For IT teams working with US business clients, Agile offers several key advantages:
- Business stakeholders see working progress every two weeks rather than waiting months for a “big reveal”
- Changes in requirements can be accommodated without derailing the entire project
- Teams stay focused on the highest-priority work at any given time
- Problems surface quickly and are resolved before they compound
Even if your team is small, adopting a lightweight Agile approach — sprint planning, daily standups, and regular demos — dramatically improves collaboration and client satisfaction.
4. Document Everything
In fast-moving IT teams, institutional knowledge often lives in people’s heads rather than in shared documentation. This creates massive risk — when a team member is unavailable, others cannot proceed without them.
Build a culture of documentation by requiring your team to document:
- Technical architecture and system design decisions
- API integrations and third-party service configurations
- Deployment processes and server configurations
- Meeting notes and project decisions
- Client requirements and change requests
Tools like Notion, Confluence, and Google Docs work well for team documentation. The goal is that any team member — or a new addition to the team — can get up to speed on any project quickly without needing to ask five people.

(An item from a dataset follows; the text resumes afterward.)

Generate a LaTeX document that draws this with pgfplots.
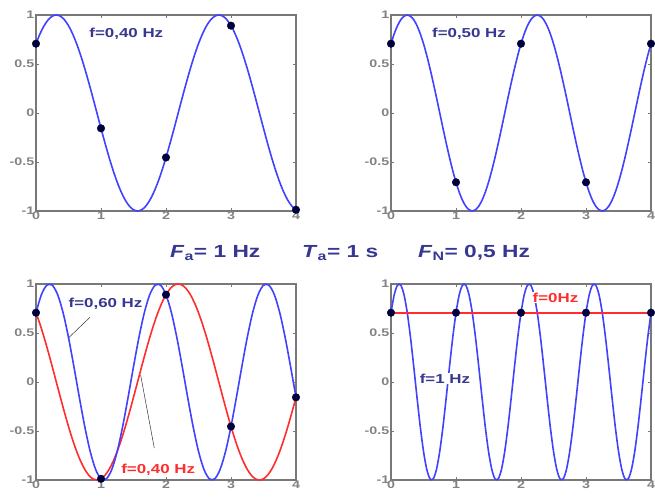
\documentclass[border=0pt]{standalone}
\usepackage{fontspec}
\setmainfont{Liberation Sans}[FakeStretch=1.3]
\usepackage{pgfplots}
\pgfplotsset{compat=1.18}
\definecolor{navy}{RGB}{55,55,145}
\definecolor{cblue}{RGB}{65,65,255}
\definecolor{cred}{RGB}{255,45,45}
\definecolor{cdot}{RGB}{0,0,60}
\definecolor{fgray}{RGB}{120,120,120}
\definecolor{tgray}{RGB}{130,130,130}
\pgfplotsset{myax/.style={
  scale only axis, width=260pt, height=196pt,
  xmin=0,xmax=4,ymin=-1,ymax=1,
  xtick={0,1,2,3,4}, xticklabels={0,1,2,3,4},
  ytick={-1,-0.5,0,0.5,1}, yticklabels={-1,-0.5,0,0.5,1},
  axis line style={fgray, line width=1.3pt},
  tick style={fgray, line width=0.6pt}, major tick length=3pt,
  tick align=inside,
  ticklabel style={font=\fontsize{11}{11}\selectfont\bfseries, text=tgray},
  xticklabel style={inner sep=1pt},
  yticklabel style={inner sep=1.5pt},
  clip=false, anchor=south west},
  curve/.style={line width=1.6pt, smooth, no markers},
  dots/.style={only marks, mark=*, mark size=3.8pt, color=cdot}
}
\tikzset{lab/.style={font=\fontsize{13}{13}\selectfont\bfseries, inner sep=1pt}}
\begin{document}
\begin{tikzpicture}
\path[use as bounding box] (0,0) rectangle (655pt,500pt);
% top left
\begin{axis}[myax, at={(36pt,289pt)}]
\addplot[curve, cblue] coordinates {(0,0.7071)(0.0625,0.8090)(0.125,0.8910)(0.1875,0.9511)(0.25,0.9877)(0.3125,1)(0.375,0.9877)(0.4375,0.9511)(0.5,0.8910)(0.5625,0.8090)(0.625,0.7071)(0.6875,0.5878)(0.75,0.4540)(0.8125,0.3090)(0.875,0.1564)(0.9375,0)(1,-0.1564)(1.0625,-0.3090)(1.125,-0.4540)(1.1875,-0.5878)(1.25,-0.7071)(1.3125,-0.8090)(1.375,-0.8910)(1.4375,-0.9511)(1.5,-0.9877)(1.5625,-1)(1.625,-0.9877)(1.6875,-0.9511)(1.75,-0.8910)(1.8125,-0.8090)(1.875,-0.7071)(1.9375,-0.5878)(2,-0.4540)(2.0625,-0.3090)(2.125,-0.1564)(2.1875,0)(2.25,0.1564)(2.3125,0.3090)(2.375,0.4540)(2.4375,0.5878)(2.5,0.7071)(2.5625,0.8090)(2.625,0.8910)(2.6875,0.9511)(2.75,0.9877)(2.8125,1)(2.875,0.9877)(2.9375,0.9511)(3,0.8910)(3.0625,0.8090)(3.125,0.7071)(3.1875,0.5878)(3.25,0.4540)(3.3125,0.3090)(3.375,0.1564)(3.4375,0)(3.5,-0.1564)(3.5625,-0.3090)(3.625,-0.4540)(3.6875,-0.5878)(3.75,-0.7071)(3.8125,-0.8090)(3.875,-0.8910)(3.9375,-0.9511)(4,-0.9877)};
\addplot[dots] coordinates {(0,0.7071)(1,-0.1564)(2,-0.4540)(3,0.8910)(4,-0.9877)};
\node[lab, text=navy] at (axis cs:1.39,0.81) {f=0,40 Hz};
\end{axis}
% top right
\begin{axis}[myax, at={(391pt,289pt)}]
\addplot[curve, cblue] coordinates {(0,0.7071)(0.05,0.8090)(0.1,0.8910)(0.15,0.9511)(0.2,0.9877)(0.25,1)(0.3,0.9877)(0.35,0.9511)(0.4,0.8910)(0.45,0.8090)(0.5,0.7071)(0.55,0.5878)(0.6,0.4540)(0.65,0.3090)(0.7,0.1564)(0.75,0)(0.8,-0.1564)(0.85,-0.3090)(0.9,-0.4540)(0.95,-0.5878)(1,-0.7071)(1.05,-0.8090)(1.1,-0.8910)(1.15,-0.9511)(1.2,-0.9877)(1.25,-1)(1.3,-0.9877)(1.35,-0.9511)(1.4,-0.8910)(1.45,-0.8090)(1.5,-0.7071)(1.55,-0.5878)(1.6,-0.4540)(1.65,-0.3090)(1.7,-0.1564)(1.75,0)(1.8,0.1564)(1.85,0.3090)(1.9,0.4540)(1.95,0.5878)(2,0.7071)(2.05,0.8090)(2.1,0.8910)(2.15,0.9511)(2.2,0.9877)(2.25,1)(2.3,0.9877)(2.35,0.9511)(2.4,0.8910)(2.45,0.8090)(2.5,0.7071)(2.55,0.5878)(2.6,0.4540)(2.65,0.3090)(2.7,0.1564)(2.75,0)(2.8,-0.1564)(2.85,-0.3090)(2.9,-0.4540)(2.95,-0.5878)(3,-0.7071)(3.05,-0.8090)(3.1,-0.8910)(3.15,-0.9511)(3.2,-0.9877)(3.25,-1)(3.3,-0.9877)(3.35,-0.9511)(3.4,-0.8910)(3.45,-0.8090)(3.5,-0.7071)(3.55,-0.5878)(3.6,-0.4540)(3.65,-0.3090)(3.7,-0.1564)(3.75,0)(3.8,0.1564)(3.85,0.3090)(3.9,0.4540)(3.95,0.5878)(4,0.7071)};
\addplot[dots] coordinates {(0,0.7071)(1,-0.7071)(2,0.7071)(3,-0.7071)(4,0.7071)};
\node[lab, text=navy] at (axis cs:1.2,0.81) {f=0,50 Hz};
\end{axis}
% bottom left
\begin{axis}[myax, at={(36pt,20pt)}]
\addplot[curve, cred] coordinates {(0,0.7071)(0.0625,0.5878)(0.125,0.4540)(0.1875,0.3090)(0.25,0.1564)(0.3125,0)(0.375,-0.1564)(0.4375,-0.3090)(0.5,-0.4540)(0.5625,-0.5878)(0.625,-0.7071)(0.6875,-0.8090)(0.75,-0.8910)(0.8125,-0.9511)(0.875,-0.9877)(0.9375,-1)(1,-0.9877)(1.0625,-0.9511)(1.125,-0.8910)(1.1875,-0.8090)(1.25,-0.7071)(1.3125,-0.5878)(1.375,-0.4540)(1.4375,-0.3090)(1.5,-0.1564)(1.5625,0)(1.625,0.1564)(1.6875,0.3090)(1.75,0.4540)(1.8125,0.5878)(1.875,0.7071)(1.9375,0.8090)(2,0.8910)(2.0625,0.9511)(2.125,0.9877)(2.1875,1)(2.25,0.9877)(2.3125,0.9511)(2.375,0.8910)(2.4375,0.8090)(2.5,0.7071)(2.5625,0.5878)(2.625,0.4540)(2.6875,0.3090)(2.75,0.1564)(2.8125,0)(2.875,-0.1564)(2.9375,-0.3090)(3,-0.4540)(3.0625,-0.5878)(3.125,-0.7071)(3.1875,-0.8090)(3.25,-0.8910)(3.3125,-0.9511)(3.375,-0.9877)(3.4375,-1)(3.5,-0.9877)(3.5625,-0.9511)(3.625,-0.8910)(3.6875,-0.8090)(3.75,-0.7071)(3.8125,-0.5878)(3.875,-0.4540)(3.9375,-0.3090)(4,-0.1564)};
\addplot[curve, cblue] coordinates {(0,0.7071)(0.0833,0.8910)(0.1667,0.9877)(0.25,0.9877)(0.3333,0.8910)(0.4167,0.7071)(0.5,0.4540)(0.5833,0.1564)(0.6667,-0.1564)(0.75,-0.4540)(0.8333,-0.7071)(0.9167,-0.8910)(1,-0.9877)(1.0833,-0.9877)(1.1667,-0.8910)(1.25,-0.7071)(1.3333,-0.4540)(1.4167,-0.1564)(1.5,0.1564)(1.5833,0.4540)(1.6667,0.7071)(1.75,0.8910)(1.8333,0.9877)(1.9167,0.9877)(2,0.8910)(2.0833,0.7071)(2.1667,0.4540)(2.25,0.1564)(2.3333,-0.1564)(2.4167,-0.4540)(2.5,-0.7071)(2.5833,-0.8910)(2.6667,-0.9877)(2.75,-0.9877)(2.8333,-0.8910)(2.9167,-0.7071)(3,-0.4540)(3.0833,-0.1564)(3.1667,0.1564)(3.25,0.4540)(3.3333,0.7071)(3.4167,0.8910)(3.5,0.9877)(3.5833,0.9877)(3.6667,0.8910)(3.75,0.7071)(3.8333,0.4540)(3.9167,0.1564)(4,-0.1564)};
\addplot[dots] coordinates {(0,0.7071)(1,-0.9877)(2,0.8910)(3,-0.4540)(4,-0.1564)};
\draw[black!80, line width=0.5pt] (axis cs:0.83,0.66) -- (axis cs:0.5,0.45);
\draw[black!80, line width=0.5pt] (axis cs:1.82,-0.675) -- (axis cs:1.61,0.07);
\node[lab, text=navy] at (axis cs:1.07,0.80) {f=0,60 Hz};
\node[lab, text=cred] at (axis cs:1.88,-0.90) {f=0,40 Hz};
\end{axis}
% bottom right
\begin{axis}[myax, at={(391pt,20pt)}]
\addplot[curve, cblue] coordinates {(0,0.7071)(0.05,0.8910)(0.1,0.9877)(0.15,0.9877)(0.2,0.8910)(0.25,0.7071)(0.3,0.4540)(0.35,0.1564)(0.4,-0.1564)(0.45,-0.4540)(0.5,-0.7071)(0.55,-0.8910)(0.6,-0.9877)(0.65,-0.9877)(0.7,-0.8910)(0.75,-0.7071)(0.8,-0.4540)(0.85,-0.1564)(0.9,0.1564)(0.95,0.4540)(1,0.7071)(1.05,0.8910)(1.1,0.9877)(1.15,0.9877)(1.2,0.8910)(1.25,0.7071)(1.3,0.4540)(1.35,0.1564)(1.4,-0.1564)(1.45,-0.4540)(1.5,-0.7071)(1.55,-0.8910)(1.6,-0.9877)(1.65,-0.9877)(1.7,-0.8910)(1.75,-0.7071)(1.8,-0.4540)(1.85,-0.1564)(1.9,0.1564)(1.95,0.4540)(2,0.7071)(2.05,0.8910)(2.1,0.9877)(2.15,0.9877)(2.2,0.8910)(2.25,0.7071)(2.3,0.4540)(2.35,0.1564)(2.4,-0.1564)(2.45,-0.4540)(2.5,-0.7071)(2.55,-0.8910)(2.6,-0.9877)(2.65,-0.9877)(2.7,-0.8910)(2.75,-0.7071)(2.8,-0.4540)(2.85,-0.1564)(2.9,0.1564)(2.95,0.4540)(3,0.7071)(3.05,0.8910)(3.1,0.9877)(3.15,0.9877)(3.2,0.8910)(3.25,0.7071)(3.3,0.4540)(3.35,0.1564)(3.4,-0.1564)(3.45,-0.4540)(3.5,-0.7071)(3.55,-0.8910)(3.6,-0.9877)(3.65,-0.9877)(3.7,-0.8910)(3.75,-0.7071)(3.8,-0.4540)(3.85,-0.1564)(3.9,0.1564)(3.95,0.4540)(4,0.7071)};
\node[lab, text=cred, fill=white] at (axis cs:2.53,0.86) {f=0Hz};
\addplot[line width=1.6pt, cred, no markers] coordinates {(0,0.7071)(4,0.7071)};
\addplot[dots] coordinates {(0,0.7071)(1,0.7071)(2,0.7071)(3,0.7071)(4,0.7071)};
\node[lab, text=navy, fill=white] at (axis cs:0.83,0.035) {f=1 Hz};
\end{axis}
% centre text
\begin{scope}[every node/.style={anchor=base west, text=navy, inner sep=0pt, font=\fontsize{17.5}{17.5}\selectfont\bfseries}]
\node at (170pt,242pt) {\textit{F}\textsubscript{a}= 1 Hz};
\node at (302pt,242pt) {\textit{T}\textsubscript{a}= 1 s};
\node at (418pt,242pt) {\textit{F}\textsubscript{N}= 0,5 Hz};
\end{scope}
\end{tikzpicture}
\end{document}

5. Build Trust Across Remote Teams
For US businesses working with remote IT partners in India or other countries, building trust is essential for effective collaboration. Trust does not happen automatically — it is built through consistent action over time.
Strategies to build trust in remote IT collaborations:
- Deliver what you promise, when you promise it — consistently
- Be transparent about challenges and setbacks rather than hiding them
- Celebrate wins as a team, even across time zones
- Schedule occasional video calls for relationship-building conversations beyond just project tasks
- Provide regular updates so US clients always know the status of their project
Remote collaboration works best when both sides invest in the relationship — not just the tasks.
6. Use Collaboration Tools Effectively
The right tools make collaboration significantly easier. Here are the essential tools for US-based IT teams and their remote partners:
- Communication: Slack, Microsoft Teams
- Project Management: Jira (for technical teams), Asana or Trello (for mixed teams)
- Video Calls: Zoom, Google Meet
- Code Collaboration: GitHub, GitLab, Bitbucket
- Documentation: Notion, Confluence
- Design Collaboration: Figma (for UI/UX)
- Time Tracking: Toggl, Clockify (important for remote billing transparency)
The key is not to use every tool available — it is to choose a focused stack and ensure every team member uses it consistently.
Conclusion
Effective IT team collaboration is one of the most underestimated competitive advantages a business can have. When technical teams and business stakeholders communicate clearly, align on goals, and use the right processes and tools, projects succeed faster and strategies become stronger.
For US businesses partnering with remote IT teams, investing in collaboration infrastructure — communication protocols, project management tools, documentation practices, and trust-building habits — pays dividends on every project.